**Data lines**
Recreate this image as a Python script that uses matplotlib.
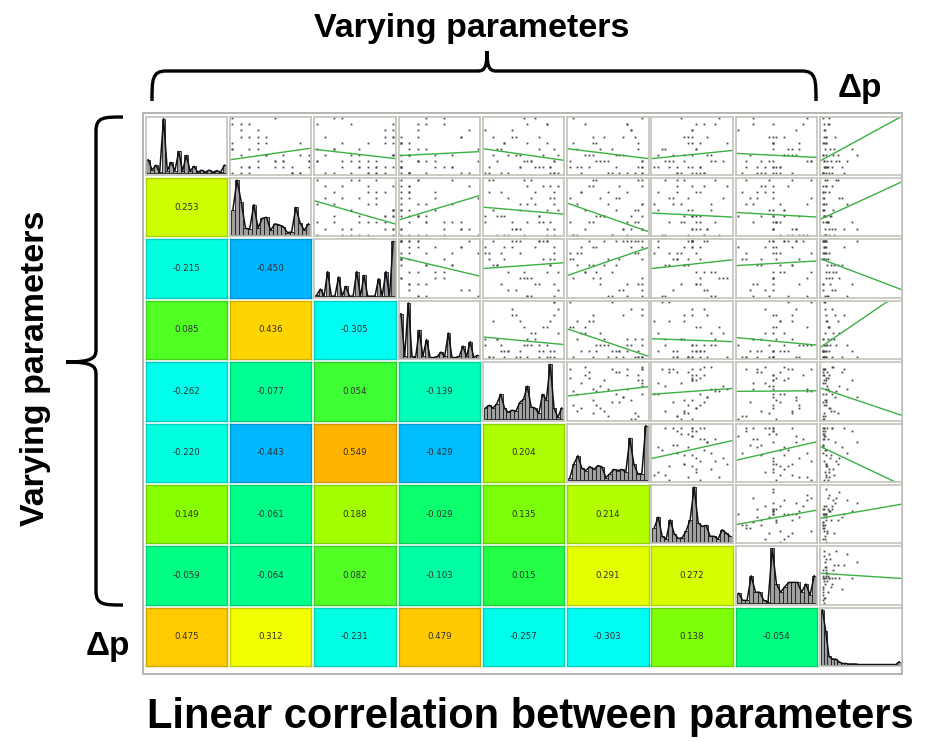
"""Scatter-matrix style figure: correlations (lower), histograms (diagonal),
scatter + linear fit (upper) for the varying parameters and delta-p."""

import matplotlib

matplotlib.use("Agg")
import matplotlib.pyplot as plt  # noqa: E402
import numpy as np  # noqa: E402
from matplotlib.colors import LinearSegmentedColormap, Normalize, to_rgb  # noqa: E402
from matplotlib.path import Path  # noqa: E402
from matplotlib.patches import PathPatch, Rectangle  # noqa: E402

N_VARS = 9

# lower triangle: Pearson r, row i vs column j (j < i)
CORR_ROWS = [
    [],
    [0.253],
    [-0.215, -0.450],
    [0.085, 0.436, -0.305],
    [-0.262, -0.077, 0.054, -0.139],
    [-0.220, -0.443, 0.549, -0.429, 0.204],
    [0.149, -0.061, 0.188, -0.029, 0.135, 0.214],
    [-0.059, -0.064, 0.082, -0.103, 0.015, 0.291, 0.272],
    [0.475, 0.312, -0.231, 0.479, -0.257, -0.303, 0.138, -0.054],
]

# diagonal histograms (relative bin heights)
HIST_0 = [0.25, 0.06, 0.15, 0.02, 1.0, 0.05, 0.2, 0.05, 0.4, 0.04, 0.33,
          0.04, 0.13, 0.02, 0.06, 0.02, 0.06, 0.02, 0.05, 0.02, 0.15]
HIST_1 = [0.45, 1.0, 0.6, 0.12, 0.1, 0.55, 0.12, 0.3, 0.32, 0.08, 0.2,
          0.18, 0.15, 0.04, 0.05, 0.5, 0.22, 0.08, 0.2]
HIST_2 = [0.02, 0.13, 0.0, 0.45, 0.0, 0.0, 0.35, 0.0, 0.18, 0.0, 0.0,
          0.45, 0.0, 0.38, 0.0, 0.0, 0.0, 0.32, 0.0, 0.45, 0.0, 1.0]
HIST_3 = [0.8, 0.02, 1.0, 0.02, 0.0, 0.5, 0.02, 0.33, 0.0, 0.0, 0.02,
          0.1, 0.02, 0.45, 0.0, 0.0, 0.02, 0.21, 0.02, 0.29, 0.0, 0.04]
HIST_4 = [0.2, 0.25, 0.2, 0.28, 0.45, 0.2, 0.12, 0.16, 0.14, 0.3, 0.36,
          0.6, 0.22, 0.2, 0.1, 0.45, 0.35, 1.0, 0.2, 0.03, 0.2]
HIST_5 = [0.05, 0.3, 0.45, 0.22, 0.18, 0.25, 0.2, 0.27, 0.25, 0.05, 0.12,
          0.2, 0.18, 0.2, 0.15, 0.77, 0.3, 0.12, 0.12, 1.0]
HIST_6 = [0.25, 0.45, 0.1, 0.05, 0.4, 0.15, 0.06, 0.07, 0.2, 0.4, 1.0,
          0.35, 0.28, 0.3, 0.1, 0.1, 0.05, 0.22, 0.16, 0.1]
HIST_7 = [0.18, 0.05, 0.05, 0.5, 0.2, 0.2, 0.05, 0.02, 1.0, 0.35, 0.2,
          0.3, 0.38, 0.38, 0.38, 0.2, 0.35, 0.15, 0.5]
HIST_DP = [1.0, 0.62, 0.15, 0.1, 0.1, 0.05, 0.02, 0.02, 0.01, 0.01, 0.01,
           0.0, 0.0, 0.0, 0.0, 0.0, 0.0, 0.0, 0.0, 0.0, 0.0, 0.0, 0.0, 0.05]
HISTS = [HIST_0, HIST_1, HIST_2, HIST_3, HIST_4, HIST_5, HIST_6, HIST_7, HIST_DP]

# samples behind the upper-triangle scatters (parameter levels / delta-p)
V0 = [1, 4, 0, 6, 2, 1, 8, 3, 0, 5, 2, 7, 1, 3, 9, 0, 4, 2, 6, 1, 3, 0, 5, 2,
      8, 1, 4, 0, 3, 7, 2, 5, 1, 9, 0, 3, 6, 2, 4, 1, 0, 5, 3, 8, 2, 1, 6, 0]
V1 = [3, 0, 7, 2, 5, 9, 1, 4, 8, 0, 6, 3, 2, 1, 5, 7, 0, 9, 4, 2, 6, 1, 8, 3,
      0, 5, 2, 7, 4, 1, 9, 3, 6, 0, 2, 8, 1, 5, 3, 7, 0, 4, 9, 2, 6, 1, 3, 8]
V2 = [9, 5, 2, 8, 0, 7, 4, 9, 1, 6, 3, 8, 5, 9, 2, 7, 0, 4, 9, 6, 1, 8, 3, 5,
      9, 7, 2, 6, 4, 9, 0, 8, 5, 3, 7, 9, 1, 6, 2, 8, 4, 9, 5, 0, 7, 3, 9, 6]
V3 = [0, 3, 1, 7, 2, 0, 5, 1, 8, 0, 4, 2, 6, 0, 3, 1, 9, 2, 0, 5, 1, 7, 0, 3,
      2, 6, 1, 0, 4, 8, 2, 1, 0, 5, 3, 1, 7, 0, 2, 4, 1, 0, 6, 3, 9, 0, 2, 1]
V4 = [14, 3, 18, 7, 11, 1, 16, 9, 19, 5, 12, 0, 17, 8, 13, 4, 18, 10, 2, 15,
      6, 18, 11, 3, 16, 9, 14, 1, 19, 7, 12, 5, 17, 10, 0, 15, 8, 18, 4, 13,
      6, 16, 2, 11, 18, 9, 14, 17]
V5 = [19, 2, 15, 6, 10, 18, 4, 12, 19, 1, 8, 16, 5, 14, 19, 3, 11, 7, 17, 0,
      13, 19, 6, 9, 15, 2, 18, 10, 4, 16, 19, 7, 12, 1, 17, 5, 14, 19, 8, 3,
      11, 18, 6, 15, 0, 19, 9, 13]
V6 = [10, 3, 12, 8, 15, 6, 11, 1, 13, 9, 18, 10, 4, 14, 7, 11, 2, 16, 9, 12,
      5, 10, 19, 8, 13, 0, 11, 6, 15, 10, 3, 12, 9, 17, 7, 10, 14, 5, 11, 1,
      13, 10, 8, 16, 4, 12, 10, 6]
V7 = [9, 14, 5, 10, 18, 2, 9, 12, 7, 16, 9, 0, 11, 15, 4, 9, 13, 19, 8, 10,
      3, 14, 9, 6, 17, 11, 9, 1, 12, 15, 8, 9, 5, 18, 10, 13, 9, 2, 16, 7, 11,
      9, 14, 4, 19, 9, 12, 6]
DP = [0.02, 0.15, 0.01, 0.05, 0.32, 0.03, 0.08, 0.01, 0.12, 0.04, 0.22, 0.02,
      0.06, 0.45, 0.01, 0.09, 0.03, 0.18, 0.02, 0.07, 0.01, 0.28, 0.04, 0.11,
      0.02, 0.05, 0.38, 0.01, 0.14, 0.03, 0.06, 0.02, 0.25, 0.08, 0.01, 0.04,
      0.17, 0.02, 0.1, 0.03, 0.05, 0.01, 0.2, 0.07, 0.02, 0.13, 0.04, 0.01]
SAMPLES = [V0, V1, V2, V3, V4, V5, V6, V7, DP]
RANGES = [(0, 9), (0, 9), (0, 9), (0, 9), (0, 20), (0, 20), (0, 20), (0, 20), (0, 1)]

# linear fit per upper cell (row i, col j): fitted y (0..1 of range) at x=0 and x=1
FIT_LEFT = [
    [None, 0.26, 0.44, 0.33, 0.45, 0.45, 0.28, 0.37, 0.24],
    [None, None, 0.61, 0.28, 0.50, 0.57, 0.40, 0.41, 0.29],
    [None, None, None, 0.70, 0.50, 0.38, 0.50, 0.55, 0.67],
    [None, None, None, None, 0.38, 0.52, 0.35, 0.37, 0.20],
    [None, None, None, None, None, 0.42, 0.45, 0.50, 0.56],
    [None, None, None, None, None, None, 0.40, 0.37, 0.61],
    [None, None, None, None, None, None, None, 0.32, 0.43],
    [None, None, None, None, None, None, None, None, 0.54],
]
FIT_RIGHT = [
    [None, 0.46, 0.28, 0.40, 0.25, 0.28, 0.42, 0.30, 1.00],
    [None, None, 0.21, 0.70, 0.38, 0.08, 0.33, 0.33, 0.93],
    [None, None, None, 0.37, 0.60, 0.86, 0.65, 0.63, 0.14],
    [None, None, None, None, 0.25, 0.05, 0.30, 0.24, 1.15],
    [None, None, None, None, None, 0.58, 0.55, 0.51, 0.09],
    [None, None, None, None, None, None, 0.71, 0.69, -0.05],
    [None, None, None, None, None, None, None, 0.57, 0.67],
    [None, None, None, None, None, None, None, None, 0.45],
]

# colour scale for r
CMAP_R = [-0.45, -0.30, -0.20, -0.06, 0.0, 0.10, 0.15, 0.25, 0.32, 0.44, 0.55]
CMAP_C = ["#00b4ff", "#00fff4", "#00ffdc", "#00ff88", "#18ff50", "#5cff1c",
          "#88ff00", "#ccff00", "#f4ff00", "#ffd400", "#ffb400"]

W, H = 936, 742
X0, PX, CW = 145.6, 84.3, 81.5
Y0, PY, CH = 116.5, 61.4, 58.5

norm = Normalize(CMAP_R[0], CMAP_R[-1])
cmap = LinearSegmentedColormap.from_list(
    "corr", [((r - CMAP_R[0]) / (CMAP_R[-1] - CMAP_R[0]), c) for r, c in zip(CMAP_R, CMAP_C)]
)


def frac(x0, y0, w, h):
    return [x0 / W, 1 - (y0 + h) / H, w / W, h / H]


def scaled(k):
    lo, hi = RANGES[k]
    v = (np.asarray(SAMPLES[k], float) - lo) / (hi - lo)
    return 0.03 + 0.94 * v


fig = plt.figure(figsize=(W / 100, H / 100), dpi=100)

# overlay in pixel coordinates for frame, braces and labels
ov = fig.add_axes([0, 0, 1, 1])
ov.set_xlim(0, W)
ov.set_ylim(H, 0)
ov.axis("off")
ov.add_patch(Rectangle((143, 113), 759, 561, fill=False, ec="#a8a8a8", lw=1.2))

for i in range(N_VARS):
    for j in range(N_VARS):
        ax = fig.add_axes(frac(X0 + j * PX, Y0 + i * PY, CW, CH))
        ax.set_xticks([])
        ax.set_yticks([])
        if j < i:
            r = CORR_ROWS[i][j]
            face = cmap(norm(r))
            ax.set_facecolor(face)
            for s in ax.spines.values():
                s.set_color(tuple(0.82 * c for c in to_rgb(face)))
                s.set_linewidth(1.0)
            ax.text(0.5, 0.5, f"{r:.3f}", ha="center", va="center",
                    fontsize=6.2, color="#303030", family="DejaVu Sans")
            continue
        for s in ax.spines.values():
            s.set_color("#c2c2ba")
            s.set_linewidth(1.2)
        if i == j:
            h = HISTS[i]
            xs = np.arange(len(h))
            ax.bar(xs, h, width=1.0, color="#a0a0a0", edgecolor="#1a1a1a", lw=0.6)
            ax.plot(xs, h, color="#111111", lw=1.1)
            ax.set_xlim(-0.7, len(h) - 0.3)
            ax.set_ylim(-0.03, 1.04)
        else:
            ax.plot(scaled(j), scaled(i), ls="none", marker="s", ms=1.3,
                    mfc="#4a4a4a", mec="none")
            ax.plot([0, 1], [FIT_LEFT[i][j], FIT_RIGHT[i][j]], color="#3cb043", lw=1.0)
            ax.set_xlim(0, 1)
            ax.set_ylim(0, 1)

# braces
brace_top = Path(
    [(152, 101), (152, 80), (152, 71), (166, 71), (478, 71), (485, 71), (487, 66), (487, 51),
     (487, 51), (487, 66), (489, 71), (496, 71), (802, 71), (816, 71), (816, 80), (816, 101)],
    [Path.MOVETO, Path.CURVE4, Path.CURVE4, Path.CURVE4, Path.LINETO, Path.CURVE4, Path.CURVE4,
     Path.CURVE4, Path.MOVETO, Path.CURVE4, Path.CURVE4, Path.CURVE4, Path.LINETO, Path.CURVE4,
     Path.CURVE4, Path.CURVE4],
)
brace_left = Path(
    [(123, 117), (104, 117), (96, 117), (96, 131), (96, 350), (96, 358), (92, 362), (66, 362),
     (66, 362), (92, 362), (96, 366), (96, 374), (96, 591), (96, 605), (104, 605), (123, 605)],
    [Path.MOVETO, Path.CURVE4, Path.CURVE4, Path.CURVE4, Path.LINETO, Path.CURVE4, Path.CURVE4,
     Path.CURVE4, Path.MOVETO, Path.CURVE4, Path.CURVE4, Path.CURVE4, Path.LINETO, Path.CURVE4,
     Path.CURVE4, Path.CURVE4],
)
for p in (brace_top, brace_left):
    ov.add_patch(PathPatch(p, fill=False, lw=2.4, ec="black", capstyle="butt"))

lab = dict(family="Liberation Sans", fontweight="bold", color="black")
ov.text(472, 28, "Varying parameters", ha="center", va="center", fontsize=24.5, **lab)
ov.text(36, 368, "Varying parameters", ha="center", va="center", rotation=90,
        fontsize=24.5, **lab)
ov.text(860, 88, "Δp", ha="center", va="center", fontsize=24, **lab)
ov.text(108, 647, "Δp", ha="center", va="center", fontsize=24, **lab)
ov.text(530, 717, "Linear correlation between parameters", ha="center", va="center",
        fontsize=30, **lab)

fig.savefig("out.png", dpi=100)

**Job**
Look through the data above. Find each line with the string "matplotlib" and copy it.

**Answer to this task**
Recreate this image as a Python script that uses matplotlib.
import matplotlib
matplotlib.use("Agg")
import matplotlib.pyplot as plt  # noqa: E402
from matplotlib.colors import LinearSegmentedColormap, Normalize, to_rgb  # noqa: E402
from matplotlib.path import Path  # noqa: E402
from matplotlib.patches import PathPatch, Rectangle  # noqa: E402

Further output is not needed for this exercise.